WHAT YOU ARE ASKED TO DO> Each entry below should be written out exactly as it is, with no pictures.

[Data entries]
━━━━━━

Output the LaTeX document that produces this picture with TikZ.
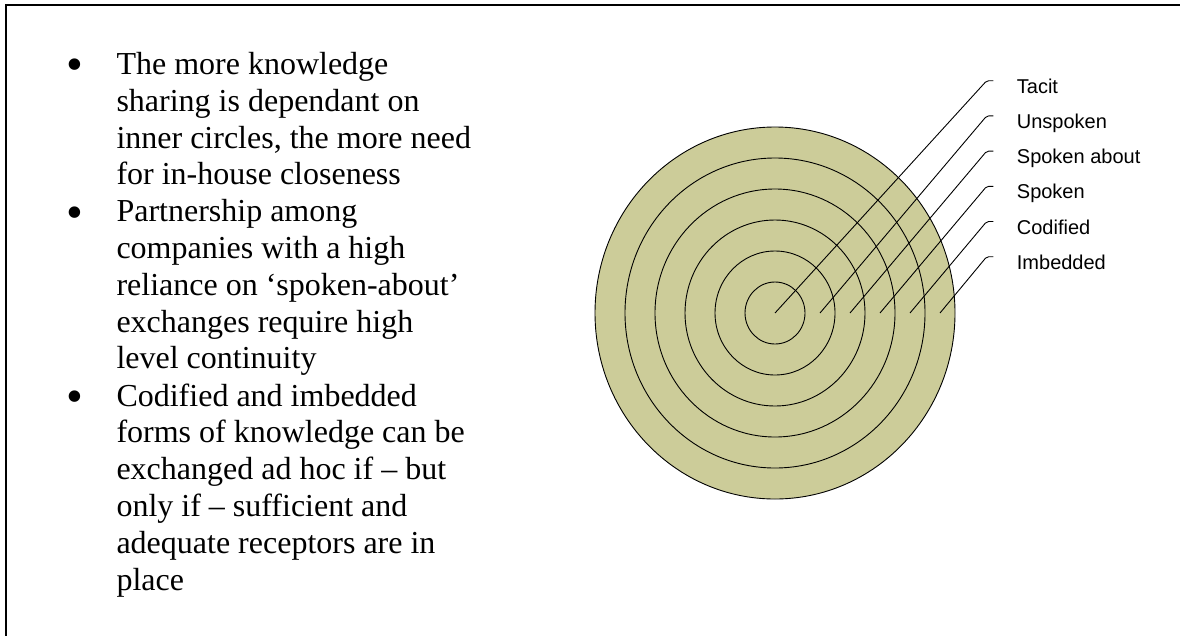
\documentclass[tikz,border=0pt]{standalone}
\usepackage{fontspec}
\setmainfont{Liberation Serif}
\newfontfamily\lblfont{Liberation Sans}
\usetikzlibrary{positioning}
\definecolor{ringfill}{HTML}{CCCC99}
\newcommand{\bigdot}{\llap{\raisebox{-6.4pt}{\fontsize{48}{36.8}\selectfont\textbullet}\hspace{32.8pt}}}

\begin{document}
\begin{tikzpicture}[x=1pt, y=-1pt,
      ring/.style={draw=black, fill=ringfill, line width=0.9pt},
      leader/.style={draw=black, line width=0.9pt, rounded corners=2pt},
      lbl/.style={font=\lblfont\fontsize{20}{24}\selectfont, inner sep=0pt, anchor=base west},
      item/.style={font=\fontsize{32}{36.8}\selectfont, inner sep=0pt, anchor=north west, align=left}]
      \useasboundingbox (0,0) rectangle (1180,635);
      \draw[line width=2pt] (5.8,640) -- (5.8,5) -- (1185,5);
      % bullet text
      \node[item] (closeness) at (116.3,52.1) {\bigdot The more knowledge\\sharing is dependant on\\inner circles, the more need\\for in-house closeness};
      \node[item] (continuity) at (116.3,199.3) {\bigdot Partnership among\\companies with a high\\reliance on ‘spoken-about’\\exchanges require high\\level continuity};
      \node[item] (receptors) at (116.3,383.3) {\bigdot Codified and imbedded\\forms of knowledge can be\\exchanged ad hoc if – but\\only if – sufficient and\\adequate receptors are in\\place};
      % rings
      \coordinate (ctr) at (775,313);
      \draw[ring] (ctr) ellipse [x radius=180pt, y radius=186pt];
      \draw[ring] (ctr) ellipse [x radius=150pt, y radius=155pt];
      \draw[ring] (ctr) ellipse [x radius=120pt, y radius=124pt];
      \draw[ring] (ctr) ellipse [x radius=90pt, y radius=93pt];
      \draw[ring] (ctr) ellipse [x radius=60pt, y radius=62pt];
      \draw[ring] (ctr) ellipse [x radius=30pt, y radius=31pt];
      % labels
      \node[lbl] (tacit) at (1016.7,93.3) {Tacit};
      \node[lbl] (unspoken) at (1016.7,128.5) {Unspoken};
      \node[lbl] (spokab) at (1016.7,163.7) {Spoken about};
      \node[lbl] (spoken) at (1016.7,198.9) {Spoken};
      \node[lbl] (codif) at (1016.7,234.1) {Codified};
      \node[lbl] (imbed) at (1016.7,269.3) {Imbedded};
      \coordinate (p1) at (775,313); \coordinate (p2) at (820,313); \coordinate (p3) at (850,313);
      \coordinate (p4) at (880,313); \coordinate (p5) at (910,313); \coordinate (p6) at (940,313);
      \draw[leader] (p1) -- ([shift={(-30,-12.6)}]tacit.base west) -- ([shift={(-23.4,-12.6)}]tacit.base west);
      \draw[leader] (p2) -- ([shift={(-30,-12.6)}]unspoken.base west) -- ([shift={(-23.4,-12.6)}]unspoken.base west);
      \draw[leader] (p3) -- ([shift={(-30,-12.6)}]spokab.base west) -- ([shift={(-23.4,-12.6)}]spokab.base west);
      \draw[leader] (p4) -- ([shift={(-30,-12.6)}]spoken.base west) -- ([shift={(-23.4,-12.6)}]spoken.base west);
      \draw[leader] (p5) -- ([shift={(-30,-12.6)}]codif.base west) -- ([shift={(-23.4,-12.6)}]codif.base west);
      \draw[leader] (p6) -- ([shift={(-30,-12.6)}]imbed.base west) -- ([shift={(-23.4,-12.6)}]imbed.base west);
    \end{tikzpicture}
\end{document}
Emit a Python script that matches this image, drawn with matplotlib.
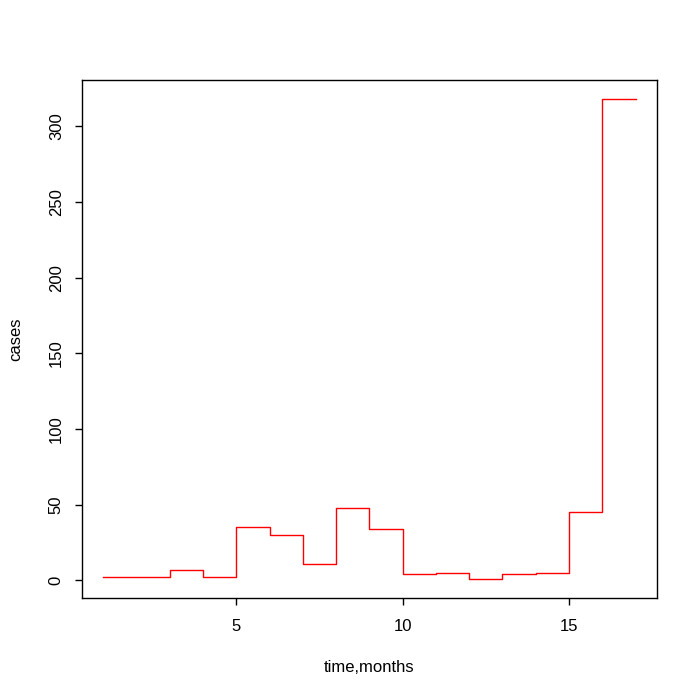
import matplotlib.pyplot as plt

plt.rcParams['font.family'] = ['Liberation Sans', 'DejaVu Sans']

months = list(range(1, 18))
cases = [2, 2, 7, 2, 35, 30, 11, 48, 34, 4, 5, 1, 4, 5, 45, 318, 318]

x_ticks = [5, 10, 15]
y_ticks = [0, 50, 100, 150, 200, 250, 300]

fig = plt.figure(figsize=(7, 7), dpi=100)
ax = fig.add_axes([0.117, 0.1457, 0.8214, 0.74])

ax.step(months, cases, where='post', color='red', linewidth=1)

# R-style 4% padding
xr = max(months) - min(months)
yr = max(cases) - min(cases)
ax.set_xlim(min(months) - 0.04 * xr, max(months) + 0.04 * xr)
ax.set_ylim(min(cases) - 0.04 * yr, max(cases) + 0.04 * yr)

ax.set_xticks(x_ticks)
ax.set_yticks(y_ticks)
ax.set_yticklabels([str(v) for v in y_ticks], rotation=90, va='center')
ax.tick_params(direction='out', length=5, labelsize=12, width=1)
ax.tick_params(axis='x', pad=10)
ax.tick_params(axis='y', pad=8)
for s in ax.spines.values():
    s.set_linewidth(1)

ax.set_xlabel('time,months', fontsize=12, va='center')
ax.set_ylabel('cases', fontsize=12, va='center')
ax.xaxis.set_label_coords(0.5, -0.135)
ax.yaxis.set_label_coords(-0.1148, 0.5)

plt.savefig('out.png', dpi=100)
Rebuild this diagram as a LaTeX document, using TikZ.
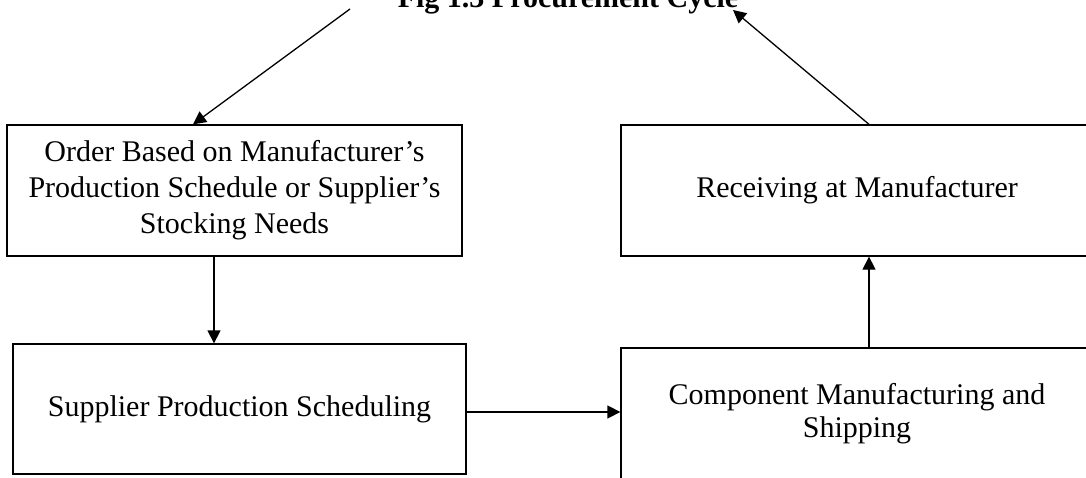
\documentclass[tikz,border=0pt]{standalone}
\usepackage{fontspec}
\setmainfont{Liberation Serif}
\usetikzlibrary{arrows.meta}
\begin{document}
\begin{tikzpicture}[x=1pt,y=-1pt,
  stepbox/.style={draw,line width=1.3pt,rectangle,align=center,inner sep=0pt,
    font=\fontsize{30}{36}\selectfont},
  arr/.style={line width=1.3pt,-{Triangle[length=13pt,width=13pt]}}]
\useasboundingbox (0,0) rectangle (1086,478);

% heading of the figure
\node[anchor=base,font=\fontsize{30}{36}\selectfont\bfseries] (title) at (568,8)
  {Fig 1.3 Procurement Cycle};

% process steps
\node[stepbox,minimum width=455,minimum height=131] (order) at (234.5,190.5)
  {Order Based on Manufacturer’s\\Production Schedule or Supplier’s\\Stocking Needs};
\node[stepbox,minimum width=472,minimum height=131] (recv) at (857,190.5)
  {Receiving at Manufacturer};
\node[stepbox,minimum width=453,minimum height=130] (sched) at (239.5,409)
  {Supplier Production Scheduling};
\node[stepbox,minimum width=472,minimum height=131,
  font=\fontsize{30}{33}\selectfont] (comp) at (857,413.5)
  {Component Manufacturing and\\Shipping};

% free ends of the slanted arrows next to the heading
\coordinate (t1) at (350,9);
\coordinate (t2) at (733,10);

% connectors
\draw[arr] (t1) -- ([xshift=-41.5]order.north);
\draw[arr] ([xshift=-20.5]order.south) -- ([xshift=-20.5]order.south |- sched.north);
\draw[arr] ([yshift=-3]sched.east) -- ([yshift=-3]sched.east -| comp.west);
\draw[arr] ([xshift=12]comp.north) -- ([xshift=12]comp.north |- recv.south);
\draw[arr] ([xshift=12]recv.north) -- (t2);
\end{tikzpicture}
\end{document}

━━━━━━

FULL RESPONSE>
Output the LaTeX document that produces this picture with TikZ.
\documentclass[tikz,border=0pt]{standalone}
\usepackage{fontspec}
\setmainfont{Liberation Serif}
\newfontfamily\lblfont{Liberation Sans}
\usetikzlibrary{positioning}
\definecolor{ringfill}{HTML}{CCCC99}
\newcommand{\bigdot}{\llap{\raisebox{-6.4pt}{\fontsize{48}{36.8}\selectfont\textbullet}\hspace{32.8pt}}}

\begin{document}
\begin{tikzpicture}[x=1pt, y=-1pt,
      ring/.style={draw=black, fill=ringfill, line width=0.9pt},
      leader/.style={draw=black, line width=0.9pt, rounded corners=2pt},
      lbl/.style={font=\lblfont\fontsize{20}{24}\selectfont, inner sep=0pt, anchor=base west},
      item/.style={font=\fontsize{32}{36.8}\selectfont, inner sep=0pt, anchor=north west, align=left}]
      \useasboundingbox (0,0) rectangle (1180,635);
      \draw[line width=2pt] (5.8,640) -- (5.8,5) -- (1185,5);
      % bullet text
      \node[item] (closeness) at (116.3,52.1) {\bigdot The more knowledge\\sharing is dependant on\\inner circles, the more need\\for in-house closeness};
      \node[item] (continuity) at (116.3,199.3) {\bigdot Partnership among\\companies with a high\\reliance on ‘spoken-about’\\exchanges require high\\level continuity};
      \node[item] (receptors) at (116.3,383.3) {\bigdot Codified and imbedded\\forms of knowledge can be\\exchanged ad hoc if – but\\only if – sufficient and\\adequate receptors are in\\place};
      % rings
      \coordinate (ctr) at (775,313);
      \draw[ring] (ctr) ellipse [x radius=180pt, y radius=186pt];
      \draw[ring] (ctr) ellipse [x radius=150pt, y radius=155pt];
      \draw[ring] (ctr) ellipse [x radius=120pt, y radius=124pt];
      \draw[ring] (ctr) ellipse [x radius=90pt, y radius=93pt];
      \draw[ring] (ctr) ellipse [x radius=60pt, y radius=62pt];
      \draw[ring] (ctr) ellipse [x radius=30pt, y radius=31pt];
      % labels
      \node[lbl] (tacit) at (1016.7,93.3) {Tacit};
      \node[lbl] (unspoken) at (1016.7,128.5) {Unspoken};
      \node[lbl] (spokab) at (1016.7,163.7) {Spoken about};
      \node[lbl] (spoken) at (1016.7,198.9) {Spoken};
      \node[lbl] (codif) at (1016.7,234.1) {Codified};
      \node[lbl] (imbed) at (1016.7,269.3) {Imbedded};
      \coordinate (p1) at (775,313); \coordinate (p2) at (820,313); \coordinate (p3) at (850,313);
      \coordinate (p4) at (880,313); \coordinate (p5) at (910,313); \coordinate (p6) at (940,313);
      \draw[leader] (p1) -- ([shift={(-30,-12.6)}]tacit.base west) -- ([shift={(-23.4,-12.6)}]tacit.base west);
      \draw[leader] (p2) -- ([shift={(-30,-12.6)}]unspoken.base west) -- ([shift={(-23.4,-12.6)}]unspoken.base west);
      \draw[leader] (p3) -- ([shift={(-30,-12.6)}]spokab.base west) -- ([shift={(-23.4,-12.6)}]spokab.base west);
      \draw[leader] (p4) -- ([shift={(-30,-12.6)}]spoken.base west) -- ([shift={(-23.4,-12.6)}]spoken.base west);
      \draw[leader] (p5) -- ([shift={(-30,-12.6)}]codif.base west) -- ([shift={(-23.4,-12.6)}]codif.base west);
      \draw[leader] (p6) -- ([shift={(-30,-12.6)}]imbed.base west) -- ([shift={(-23.4,-12.6)}]imbed.base west);
    \end{tikzpicture}
\end{document}
Emit a Python script that matches this image, drawn with matplotlib.
import matplotlib.pyplot as plt

plt.rcParams['font.family'] = ['Liberation Sans', 'DejaVu Sans']

months = list(range(1, 18))
cases = [2, 2, 7, 2, 35, 30, 11, 48, 34, 4, 5, 1, 4, 5, 45, 318, 318]

x_ticks = [5, 10, 15]
y_ticks = [0, 50, 100, 150, 200, 250, 300]

fig = plt.figure(figsize=(7, 7), dpi=100)
ax = fig.add_axes([0.117, 0.1457, 0.8214, 0.74])

ax.step(months, cases, where='post', color='red', linewidth=1)

# R-style 4% padding
xr = max(months) - min(months)
yr = max(cases) - min(cases)
ax.set_xlim(min(months) - 0.04 * xr, max(months) + 0.04 * xr)
ax.set_ylim(min(cases) - 0.04 * yr, max(cases) + 0.04 * yr)

ax.set_xticks(x_ticks)
ax.set_yticks(y_ticks)
ax.set_yticklabels([str(v) for v in y_ticks], rotation=90, va='center')
ax.tick_params(direction='out', length=5, labelsize=12, width=1)
ax.tick_params(axis='x', pad=10)
ax.tick_params(axis='y', pad=8)
for s in ax.spines.values():
    s.set_linewidth(1)

ax.set_xlabel('time,months', fontsize=12, va='center')
ax.set_ylabel('cases', fontsize=12, va='center')
ax.xaxis.set_label_coords(0.5, -0.135)
ax.yaxis.set_label_coords(-0.1148, 0.5)

plt.savefig('out.png', dpi=100)
Rebuild this diagram as a LaTeX document, using TikZ.
\documentclass[tikz,border=0pt]{standalone}
\usepackage{fontspec}
\setmainfont{Liberation Serif}
\usetikzlibrary{arrows.meta}
\begin{document}
\begin{tikzpicture}[x=1pt,y=-1pt,
  stepbox/.style={draw,line width=1.3pt,rectangle,align=center,inner sep=0pt,
    font=\fontsize{30}{36}\selectfont},
  arr/.style={line width=1.3pt,-{Triangle[length=13pt,width=13pt]}}]
\useasboundingbox (0,0) rectangle (1086,478);

% heading of the figure
\node[anchor=base,font=\fontsize{30}{36}\selectfont\bfseries] (title) at (568,8)
  {Fig 1.3 Procurement Cycle};

% process steps
\node[stepbox,minimum width=455,minimum height=131] (order) at (234.5,190.5)
  {Order Based on Manufacturer’s\\Production Schedule or Supplier’s\\Stocking Needs};
\node[stepbox,minimum width=472,minimum height=131] (recv) at (857,190.5)
  {Receiving at Manufacturer};
\node[stepbox,minimum width=453,minimum height=130] (sched) at (239.5,409)
  {Supplier Production Scheduling};
\node[stepbox,minimum width=472,minimum height=131,
  font=\fontsize{30}{33}\selectfont] (comp) at (857,413.5)
  {Component Manufacturing and\\Shipping};

% free ends of the slanted arrows next to the heading
\coordinate (t1) at (350,9);
\coordinate (t2) at (733,10);

% connectors
\draw[arr] (t1) -- ([xshift=-41.5]order.north);
\draw[arr] ([xshift=-20.5]order.south) -- ([xshift=-20.5]order.south |- sched.north);
\draw[arr] ([yshift=-3]sched.east) -- ([yshift=-3]sched.east -| comp.west);
\draw[arr] ([xshift=12]comp.north) -- ([xshift=12]comp.north |- recv.south);
\draw[arr] ([xshift=12]recv.north) -- (t2);
\end{tikzpicture}
\end{document}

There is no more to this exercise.